Southern Nigeria leaders, under the aegis of Southern Nigeria People’s Assembly (SNPA), have condemned the rumoured existence of a bill in the National Assembly seeking the establishment of grazing reserves across Nigeria.
They described the move as anachronistic and antiquated, adding that private commercial ventures should not be elevated into national or government business.
The statement, which was read by the Coordinating Secretary of SNPA, Dr. Ifedi Okwenna, in Asaba, the Delta State capital, deplored the rampaging attack, raping and killing of innocent Nigerians, especially the recent killings in Enugu, Benue and other states by the notorious Fulani herdsmen.
Among the people at the three-day meeting were former Vice President Alex Ekwueme (represented by former Anambra State governor, Chukuwuemeka Ezeife; Ijaw National Leader Chief Edwin Clark, represented by Senator Roland Owie and Senator Femi Okorounmu, who stood in for Bishop Bolanle Gbonigi.
Ekwueme represented the South East while Clark and Gbonigi represented the South-South and the South West respectively.
They said that the grazing bill portends danger to the nation as it will institute a source of permanent conflict in the land, especially the federal structure of the country and the 1999 Constitution, which vested the power to hold land in the 36 states of the country and the Minister of the Federal Capital Territory.
The leaders said: “The President should deal decisively with the issue of Fulani herdsmen in the manner government is dealing with the insurgency problem, that if unchecked, has the capacity to snowball to another Boko Haram.
“Consequently, he should set up a Judicial Panel of Inquiry to investigate all Fulani herdsmen attacks between May 2015 till date and all those found to be directly or remotely involved in those attacks should be arrested and brought to book.”
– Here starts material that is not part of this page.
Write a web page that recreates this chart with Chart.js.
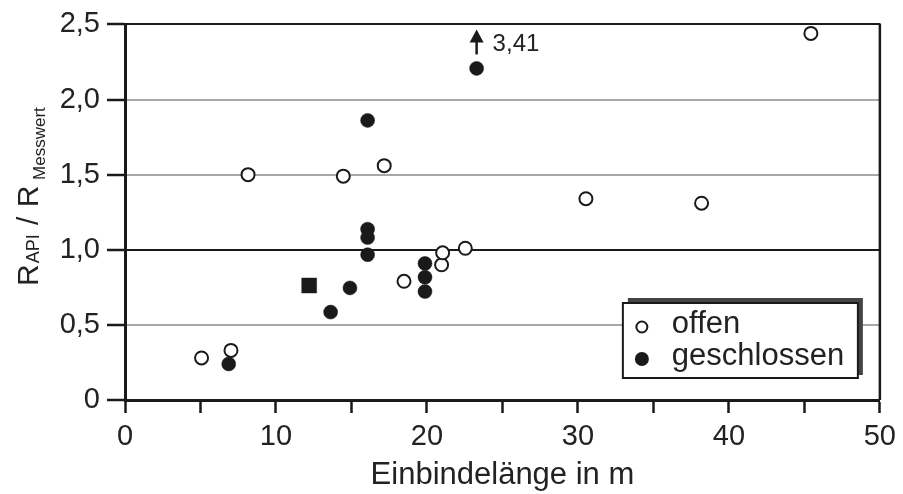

The leaders observed that the inability of President Buhari to begin the implementation of the resolutions of the 2014 National Conference was objectionable, as the resolutions, if implemented, may help in resolving many political, socio-economic and security challenges of the country.
While calling on Nigerians to support Buhari in his anti-corruption drive, war on insurgency and his effort at reviving ailing industries, the Southern leaders urged the president to respect the rule of law, the protection of citizens’ fundamental human rights and the pronouncements of the courts.
They advised that the war on corruption should neither be vindictive nor selective as selective justice amounts to injustice, and the immediate release of all Nigerians which various courts have given bail and have subsequently met their bail conditions.
Also, they advised the Northern Elders Forum to desist from infusing in the present administration the “we and they” mentality, which they say usually creates division and confusion in the polity.
“The Northern Elders Forum should realise that President Muhammadu Buhari is the President of Nigeria and not the President of Northern Nigeria.
“The government is therefore for the entire Nigeria, and programmes and projects should be for the overall development and growth of the country and not a section of it.”
They urged government to look into the gaps that existed in the foreign exchange market and bridge it and to also find solutions to the lingering fuel supply gaps and the epileptic electricity supply in the country.
Delta State Governor Ifeanyi Okowa, who was represented by his Special Adviser of Labour, Mr. Mike Okeme, charged the assembly to use the platform to promote the unity of the country as development could only thrive in a peaceful and secured atmosphere.
He said: “You are here to deliberate and proffer solutions to some of the national issues.
“As you discuss, you should ensure that you represent the county in a positive light.
“You should also use this platform to keep Nigeria united.”